*CHALLENGE*: Leave out all pictures and return, exactly as written, the lines from the line containing "Convert this chart to Altair code." to the line containing "630, 640, 650, 660, 670, 680, 690, 700, 710, 720]", both ends kept.

*MATERIALS PROVIDED*:
···

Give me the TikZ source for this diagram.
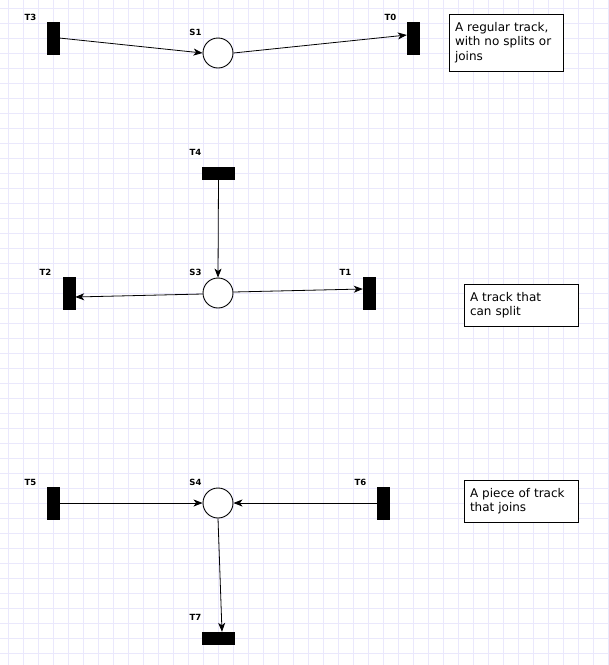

···

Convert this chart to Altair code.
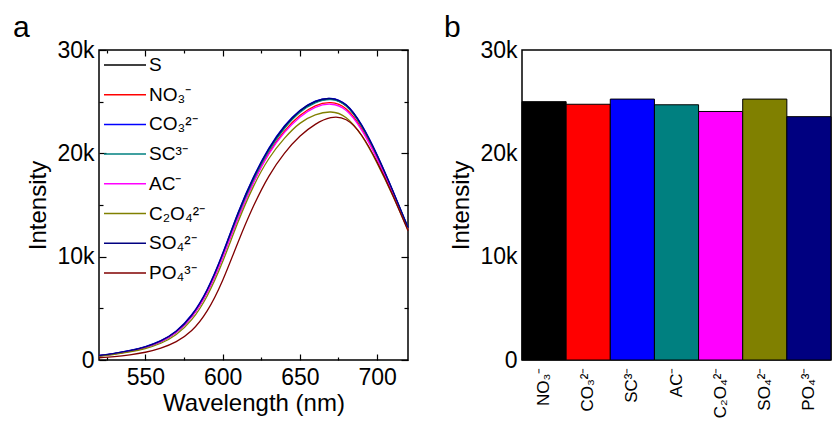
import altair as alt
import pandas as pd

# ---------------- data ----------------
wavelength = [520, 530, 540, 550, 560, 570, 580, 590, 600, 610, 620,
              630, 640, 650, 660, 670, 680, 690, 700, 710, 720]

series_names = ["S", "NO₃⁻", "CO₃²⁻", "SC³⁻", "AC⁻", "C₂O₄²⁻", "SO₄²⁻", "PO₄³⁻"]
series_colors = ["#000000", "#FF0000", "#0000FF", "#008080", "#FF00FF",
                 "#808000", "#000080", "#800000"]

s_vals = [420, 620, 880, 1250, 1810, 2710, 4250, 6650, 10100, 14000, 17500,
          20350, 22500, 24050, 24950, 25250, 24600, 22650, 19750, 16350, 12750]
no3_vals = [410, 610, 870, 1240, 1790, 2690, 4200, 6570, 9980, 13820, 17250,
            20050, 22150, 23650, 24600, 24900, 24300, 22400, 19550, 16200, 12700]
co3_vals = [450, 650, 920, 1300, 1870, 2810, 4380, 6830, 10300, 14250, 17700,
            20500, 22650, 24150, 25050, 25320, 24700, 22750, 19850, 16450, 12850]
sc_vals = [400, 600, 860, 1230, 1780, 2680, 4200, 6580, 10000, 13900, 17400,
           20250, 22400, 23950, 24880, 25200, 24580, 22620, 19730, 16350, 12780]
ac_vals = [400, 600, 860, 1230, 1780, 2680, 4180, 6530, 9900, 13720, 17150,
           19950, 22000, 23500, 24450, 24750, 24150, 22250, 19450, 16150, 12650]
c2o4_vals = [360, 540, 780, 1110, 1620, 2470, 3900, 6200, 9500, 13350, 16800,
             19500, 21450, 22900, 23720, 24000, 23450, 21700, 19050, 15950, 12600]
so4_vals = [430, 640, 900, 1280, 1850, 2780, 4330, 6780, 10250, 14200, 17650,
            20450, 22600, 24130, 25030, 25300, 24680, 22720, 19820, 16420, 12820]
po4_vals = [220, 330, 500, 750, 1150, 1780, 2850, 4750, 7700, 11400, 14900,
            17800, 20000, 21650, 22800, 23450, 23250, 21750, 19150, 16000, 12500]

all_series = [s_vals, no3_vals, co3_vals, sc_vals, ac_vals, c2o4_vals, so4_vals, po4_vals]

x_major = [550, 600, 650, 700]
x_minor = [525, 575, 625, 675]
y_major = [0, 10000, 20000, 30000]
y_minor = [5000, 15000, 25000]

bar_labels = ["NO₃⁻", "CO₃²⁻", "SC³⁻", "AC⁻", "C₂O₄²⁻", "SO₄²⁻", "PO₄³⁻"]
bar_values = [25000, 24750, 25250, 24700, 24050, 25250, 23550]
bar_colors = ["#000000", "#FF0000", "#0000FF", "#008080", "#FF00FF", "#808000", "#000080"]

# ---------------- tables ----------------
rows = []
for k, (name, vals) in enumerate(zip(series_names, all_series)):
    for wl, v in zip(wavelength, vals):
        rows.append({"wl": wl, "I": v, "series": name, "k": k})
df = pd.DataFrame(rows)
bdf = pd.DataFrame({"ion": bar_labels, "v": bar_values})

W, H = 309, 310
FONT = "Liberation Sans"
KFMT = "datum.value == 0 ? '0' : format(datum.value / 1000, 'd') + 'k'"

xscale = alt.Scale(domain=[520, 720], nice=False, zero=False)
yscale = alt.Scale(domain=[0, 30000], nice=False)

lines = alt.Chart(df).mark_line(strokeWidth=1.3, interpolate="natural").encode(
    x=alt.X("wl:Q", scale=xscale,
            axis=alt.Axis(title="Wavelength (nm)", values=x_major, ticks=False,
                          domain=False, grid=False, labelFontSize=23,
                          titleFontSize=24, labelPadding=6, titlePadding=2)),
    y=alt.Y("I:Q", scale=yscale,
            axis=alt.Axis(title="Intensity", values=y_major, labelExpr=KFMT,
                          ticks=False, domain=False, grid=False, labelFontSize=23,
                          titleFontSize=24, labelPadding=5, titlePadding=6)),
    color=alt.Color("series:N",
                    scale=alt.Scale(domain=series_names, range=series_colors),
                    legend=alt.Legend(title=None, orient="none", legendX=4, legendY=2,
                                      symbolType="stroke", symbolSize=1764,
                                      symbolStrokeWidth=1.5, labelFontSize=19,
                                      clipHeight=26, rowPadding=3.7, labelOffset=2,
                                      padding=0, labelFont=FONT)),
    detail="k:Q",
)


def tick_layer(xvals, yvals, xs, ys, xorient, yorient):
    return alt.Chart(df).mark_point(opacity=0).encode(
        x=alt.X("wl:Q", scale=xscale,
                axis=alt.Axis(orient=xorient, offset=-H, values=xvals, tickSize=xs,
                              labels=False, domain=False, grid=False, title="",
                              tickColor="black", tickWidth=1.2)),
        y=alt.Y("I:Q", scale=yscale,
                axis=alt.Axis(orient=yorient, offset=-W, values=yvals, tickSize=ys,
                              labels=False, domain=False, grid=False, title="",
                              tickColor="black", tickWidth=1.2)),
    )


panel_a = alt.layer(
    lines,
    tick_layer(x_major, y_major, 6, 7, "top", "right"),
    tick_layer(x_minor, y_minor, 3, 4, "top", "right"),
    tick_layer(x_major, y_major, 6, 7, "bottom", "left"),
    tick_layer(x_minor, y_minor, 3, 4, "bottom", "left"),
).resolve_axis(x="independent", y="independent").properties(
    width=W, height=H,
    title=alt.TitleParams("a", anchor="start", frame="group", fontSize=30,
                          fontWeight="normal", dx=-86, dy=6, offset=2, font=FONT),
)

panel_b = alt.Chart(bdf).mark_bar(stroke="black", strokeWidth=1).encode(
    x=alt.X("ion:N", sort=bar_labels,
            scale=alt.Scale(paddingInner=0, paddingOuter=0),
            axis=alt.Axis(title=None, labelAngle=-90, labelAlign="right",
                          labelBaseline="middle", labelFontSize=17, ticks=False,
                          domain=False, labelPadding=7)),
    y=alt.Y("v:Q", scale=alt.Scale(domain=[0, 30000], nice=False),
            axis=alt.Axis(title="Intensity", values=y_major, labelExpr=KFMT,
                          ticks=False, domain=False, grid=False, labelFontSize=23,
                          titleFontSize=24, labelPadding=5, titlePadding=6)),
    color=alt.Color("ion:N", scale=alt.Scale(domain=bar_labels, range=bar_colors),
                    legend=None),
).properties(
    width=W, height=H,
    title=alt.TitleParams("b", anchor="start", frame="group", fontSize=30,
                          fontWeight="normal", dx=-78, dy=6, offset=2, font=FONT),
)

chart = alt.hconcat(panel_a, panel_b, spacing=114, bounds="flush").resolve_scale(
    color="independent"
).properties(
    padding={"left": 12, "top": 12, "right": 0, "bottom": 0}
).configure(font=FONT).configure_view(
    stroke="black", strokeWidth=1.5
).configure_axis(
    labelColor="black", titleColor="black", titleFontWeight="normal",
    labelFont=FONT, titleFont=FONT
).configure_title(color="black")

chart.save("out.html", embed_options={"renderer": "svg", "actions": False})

···

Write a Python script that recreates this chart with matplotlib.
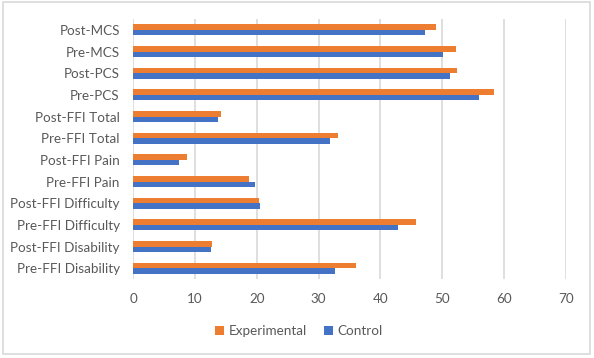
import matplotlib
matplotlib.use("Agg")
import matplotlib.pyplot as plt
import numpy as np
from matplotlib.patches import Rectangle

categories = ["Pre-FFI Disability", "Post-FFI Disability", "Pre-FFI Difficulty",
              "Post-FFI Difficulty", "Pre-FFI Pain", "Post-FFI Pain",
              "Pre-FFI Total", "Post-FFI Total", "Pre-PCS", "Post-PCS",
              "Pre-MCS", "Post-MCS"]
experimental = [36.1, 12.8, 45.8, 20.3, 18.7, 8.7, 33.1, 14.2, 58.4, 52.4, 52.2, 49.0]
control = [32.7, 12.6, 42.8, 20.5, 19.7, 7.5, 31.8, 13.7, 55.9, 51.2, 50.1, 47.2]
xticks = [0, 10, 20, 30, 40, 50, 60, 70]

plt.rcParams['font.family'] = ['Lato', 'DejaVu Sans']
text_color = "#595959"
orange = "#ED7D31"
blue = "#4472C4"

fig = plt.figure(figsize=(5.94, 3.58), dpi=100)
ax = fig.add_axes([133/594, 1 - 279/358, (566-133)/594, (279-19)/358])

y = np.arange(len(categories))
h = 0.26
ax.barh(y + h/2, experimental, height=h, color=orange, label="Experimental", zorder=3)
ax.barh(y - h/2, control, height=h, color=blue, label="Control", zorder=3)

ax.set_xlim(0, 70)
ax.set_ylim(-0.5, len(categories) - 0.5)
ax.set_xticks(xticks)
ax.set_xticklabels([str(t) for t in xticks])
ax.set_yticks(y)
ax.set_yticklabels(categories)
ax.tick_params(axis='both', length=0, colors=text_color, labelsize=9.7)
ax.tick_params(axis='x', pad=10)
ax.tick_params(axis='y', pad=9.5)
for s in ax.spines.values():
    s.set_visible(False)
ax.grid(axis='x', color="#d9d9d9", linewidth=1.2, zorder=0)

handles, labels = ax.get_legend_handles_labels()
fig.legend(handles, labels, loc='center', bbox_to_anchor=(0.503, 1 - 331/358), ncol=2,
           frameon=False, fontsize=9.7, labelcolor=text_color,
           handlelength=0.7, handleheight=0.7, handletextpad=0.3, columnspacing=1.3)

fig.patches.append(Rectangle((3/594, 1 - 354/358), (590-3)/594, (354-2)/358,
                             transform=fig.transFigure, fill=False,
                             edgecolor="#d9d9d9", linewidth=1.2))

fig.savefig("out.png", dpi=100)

···

*TASK RESPONSE*:
Convert this chart to Altair code.
import altair as alt
import pandas as pd

# ---------------- data ----------------
wavelength = [520, 530, 540, 550, 560, 570, 580, 590, 600, 610, 620,
              630, 640, 650, 660, 670, 680, 690, 700, 710, 720]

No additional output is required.